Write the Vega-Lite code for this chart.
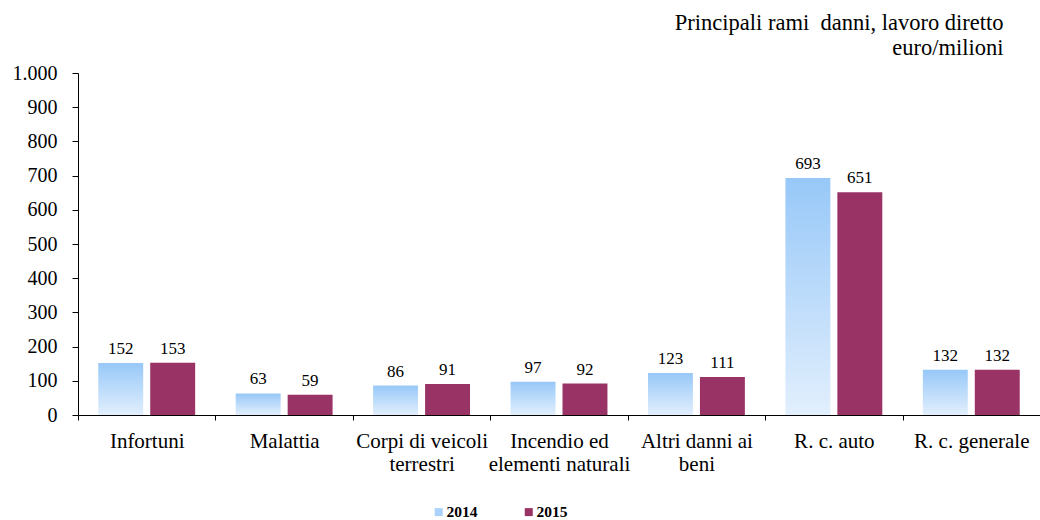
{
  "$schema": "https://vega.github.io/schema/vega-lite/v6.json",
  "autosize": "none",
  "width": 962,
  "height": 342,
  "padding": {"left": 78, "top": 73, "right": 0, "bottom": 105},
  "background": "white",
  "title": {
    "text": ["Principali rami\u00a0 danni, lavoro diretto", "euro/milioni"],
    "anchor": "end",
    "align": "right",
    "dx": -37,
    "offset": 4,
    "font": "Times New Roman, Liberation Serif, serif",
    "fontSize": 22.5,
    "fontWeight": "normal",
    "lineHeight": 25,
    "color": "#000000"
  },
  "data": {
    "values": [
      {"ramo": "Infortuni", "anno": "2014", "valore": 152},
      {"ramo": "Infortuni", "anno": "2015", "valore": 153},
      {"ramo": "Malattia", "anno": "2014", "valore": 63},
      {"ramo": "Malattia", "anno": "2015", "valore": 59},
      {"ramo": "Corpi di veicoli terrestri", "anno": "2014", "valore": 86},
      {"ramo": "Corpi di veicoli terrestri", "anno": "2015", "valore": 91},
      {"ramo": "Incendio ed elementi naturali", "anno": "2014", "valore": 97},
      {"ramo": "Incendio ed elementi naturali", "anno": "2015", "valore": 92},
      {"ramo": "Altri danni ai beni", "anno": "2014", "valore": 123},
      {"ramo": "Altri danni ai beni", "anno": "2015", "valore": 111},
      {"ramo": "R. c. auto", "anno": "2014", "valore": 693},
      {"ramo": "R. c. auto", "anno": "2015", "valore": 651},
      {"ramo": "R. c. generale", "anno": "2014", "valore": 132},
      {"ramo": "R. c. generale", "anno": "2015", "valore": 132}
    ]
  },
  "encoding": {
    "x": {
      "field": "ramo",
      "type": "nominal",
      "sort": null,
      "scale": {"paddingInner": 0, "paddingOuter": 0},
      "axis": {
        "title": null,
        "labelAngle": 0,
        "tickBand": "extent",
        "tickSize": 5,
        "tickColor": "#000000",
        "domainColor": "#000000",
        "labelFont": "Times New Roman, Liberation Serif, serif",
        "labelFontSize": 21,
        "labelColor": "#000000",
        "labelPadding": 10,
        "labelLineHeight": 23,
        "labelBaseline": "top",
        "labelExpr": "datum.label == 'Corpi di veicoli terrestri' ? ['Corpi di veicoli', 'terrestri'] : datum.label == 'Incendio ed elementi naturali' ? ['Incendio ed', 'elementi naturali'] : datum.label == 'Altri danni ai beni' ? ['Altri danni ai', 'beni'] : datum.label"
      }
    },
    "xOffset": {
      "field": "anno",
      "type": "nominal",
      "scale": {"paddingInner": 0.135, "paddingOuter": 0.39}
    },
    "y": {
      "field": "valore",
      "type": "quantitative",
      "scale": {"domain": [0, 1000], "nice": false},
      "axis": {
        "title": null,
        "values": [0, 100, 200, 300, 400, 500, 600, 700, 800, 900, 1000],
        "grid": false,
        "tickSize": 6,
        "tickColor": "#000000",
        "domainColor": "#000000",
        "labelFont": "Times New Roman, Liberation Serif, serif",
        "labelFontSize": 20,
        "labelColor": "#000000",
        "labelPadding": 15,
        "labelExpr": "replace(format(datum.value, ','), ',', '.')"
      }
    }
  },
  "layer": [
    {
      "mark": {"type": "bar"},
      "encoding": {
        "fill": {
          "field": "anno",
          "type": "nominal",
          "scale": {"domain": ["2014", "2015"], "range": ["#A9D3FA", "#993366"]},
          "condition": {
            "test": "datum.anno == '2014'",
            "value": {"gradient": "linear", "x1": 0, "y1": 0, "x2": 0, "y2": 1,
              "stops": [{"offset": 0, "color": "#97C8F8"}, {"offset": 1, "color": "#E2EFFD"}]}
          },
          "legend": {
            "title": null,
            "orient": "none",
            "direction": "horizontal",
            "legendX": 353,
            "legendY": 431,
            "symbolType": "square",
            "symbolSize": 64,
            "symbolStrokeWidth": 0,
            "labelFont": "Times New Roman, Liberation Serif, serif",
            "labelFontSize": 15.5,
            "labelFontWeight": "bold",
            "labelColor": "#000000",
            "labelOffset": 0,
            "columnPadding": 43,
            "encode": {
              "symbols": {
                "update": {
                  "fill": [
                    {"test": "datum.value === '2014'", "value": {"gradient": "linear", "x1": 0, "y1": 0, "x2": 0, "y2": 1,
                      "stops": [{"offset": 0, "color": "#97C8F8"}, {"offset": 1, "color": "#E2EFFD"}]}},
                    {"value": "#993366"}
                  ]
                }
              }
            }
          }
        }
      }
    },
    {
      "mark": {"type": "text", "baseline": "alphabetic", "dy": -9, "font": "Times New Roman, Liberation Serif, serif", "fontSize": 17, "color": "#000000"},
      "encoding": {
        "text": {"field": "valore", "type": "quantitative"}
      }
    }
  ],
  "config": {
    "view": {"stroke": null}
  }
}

---

Go through the listing above and write it all out exactly, leaving out any picture.

Write the Vega-Lite code for this chart.
{
  "$schema": "https://vega.github.io/schema/vega-lite/v6.json",
  "autosize": "none",
  "width": 962,
  "height": 342,
  "padding": {"left": 78, "top": 73, "right": 0, "bottom": 105},
  "background": "white",
  "title": {
    "text": ["Principali rami\u00a0 danni, lavoro diretto", "euro/milioni"],
    "anchor": "end",
    "align": "right",
    "dx": -37,
    "offset": 4,
    "font": "Times New Roman, Liberation Serif, serif",
    "fontSize": 22.5,
    "fontWeight": "normal",
    "lineHeight": 25,
    "color": "#000000"
  },
  "data": {
    "values": [
      {"ramo": "Infortuni", "anno": "2014", "valore": 152},
      {"ramo": "Infortuni", "anno": "2015", "valore": 153},
      {"ramo": "Malattia", "anno": "2014", "valore": 63},
      {"ramo": "Malattia", "anno": "2015", "valore": 59},
      {"ramo": "Corpi di veicoli terrestri", "anno": "2014", "valore": 86},
      {"ramo": "Corpi di veicoli terrestri", "anno": "2015", "valore": 91},
      {"ramo": "Incendio ed elementi naturali", "anno": "2014", "valore": 97},
      {"ramo": "Incendio ed elementi naturali", "anno": "2015", "valore": 92},
      {"ramo": "Altri danni ai beni", "anno": "2014", "valore": 123},
      {"ramo": "Altri danni ai beni", "anno": "2015", "valore": 111},
      {"ramo": "R. c. auto", "anno": "2014", "valore": 693},
      {"ramo": "R. c. auto", "anno": "2015", "valore": 651},
      {"ramo": "R. c. generale", "anno": "2014", "valore": 132},
      {"ramo": "R. c. generale", "anno": "2015", "valore": 132}
    ]
  },
  "encoding": {
    "x": {
      "field": "ramo",
      "type": "nominal",
      "sort": null,
      "scale": {"paddingInner": 0, "paddingOuter": 0},
      "axis": {
        "title": null,
        "labelAngle": 0,
        "tickBand": "extent",
        "tickSize": 5,
        "tickColor": "#000000",
        "domainColor": "#000000",
        "labelFont": "Times New Roman, Liberation Serif, serif",
        "labelFontSize": 21,
        "labelColor": "#000000",
        "labelPadding": 10,
        "labelLineHeight": 23,
        "labelBaseline": "top",
        "labelExpr": "datum.label == 'Corpi di veicoli terrestri' ? ['Corpi di veicoli', 'terrestri'] : datum.label == 'Incendio ed elementi naturali' ? ['Incendio ed', 'elementi naturali'] : datum.label == 'Altri danni ai beni' ? ['Altri danni ai', 'beni'] : datum.label"
      }
    },
    "xOffset": {
      "field": "anno",
      "type": "nominal",
      "scale": {"paddingInner": 0.135, "paddingOuter": 0.39}
    },
    "y": {
      "field": "valore",
      "type": "quantitative",
      "scale": {"domain": [0, 1000], "nice": false},
      "axis": {
        "title": null,
        "values": [0, 100, 200, 300, 400, 500, 600, 700, 800, 900, 1000],
        "grid": false,
        "tickSize": 6,
        "tickColor": "#000000",
        "domainColor": "#000000",
        "labelFont": "Times New Roman, Liberation Serif, serif",
        "labelFontSize": 20,
        "labelColor": "#000000",
        "labelPadding": 15,
        "labelExpr": "replace(format(datum.value, ','), ',', '.')"
      }
    }
  },
  "layer": [
    {
      "mark": {"type": "bar"},
      "encoding": {
        "fill": {
          "field": "anno",
          "type": "nominal",
          "scale": {"domain": ["2014", "2015"], "range": ["#A9D3FA", "#993366"]},
          "condition": {
            "test": "datum.anno == '2014'",
            "value": {"gradient": "linear", "x1": 0, "y1": 0, "x2": 0, "y2": 1,
              "stops": [{"offset": 0, "color": "#97C8F8"}, {"offset": 1, "color": "#E2EFFD"}]}
          },
          "legend": {
            "title": null,
            "orient": "none",
            "direction": "horizontal",
            "legendX": 353,
            "legendY": 431,
            "symbolType": "square",
            "symbolSize": 64,
            "symbolStrokeWidth": 0,
            "labelFont": "Times New Roman, Liberation Serif, serif",
            "labelFontSize": 15.5,
            "labelFontWeight": "bold",
            "labelColor": "#000000",
            "labelOffset": 0,
            "columnPadding": 43,
            "encode": {
              "symbols": {
                "update": {
                  "fill": [
                    {"test": "datum.value === '2014'", "value": {"gradient": "linear", "x1": 0, "y1": 0, "x2": 0, "y2": 1,
                      "stops": [{"offset": 0, "color": "#97C8F8"}, {"offset": 1, "color": "#E2EFFD"}]}},
                    {"value": "#993366"}
                  ]
                }
              }
            }
          }
        }
      }
    },
    {
      "mark": {"type": "text", "baseline": "alphabetic", "dy": -9, "font": "Times New Roman, Liberation Serif, serif", "fontSize": 17, "color": "#000000"},
      "encoding": {
        "text": {"field": "valore", "type": "quantitative"}
      }
    }
  ],
  "config": {
    "view": {"stroke": null}
  }
}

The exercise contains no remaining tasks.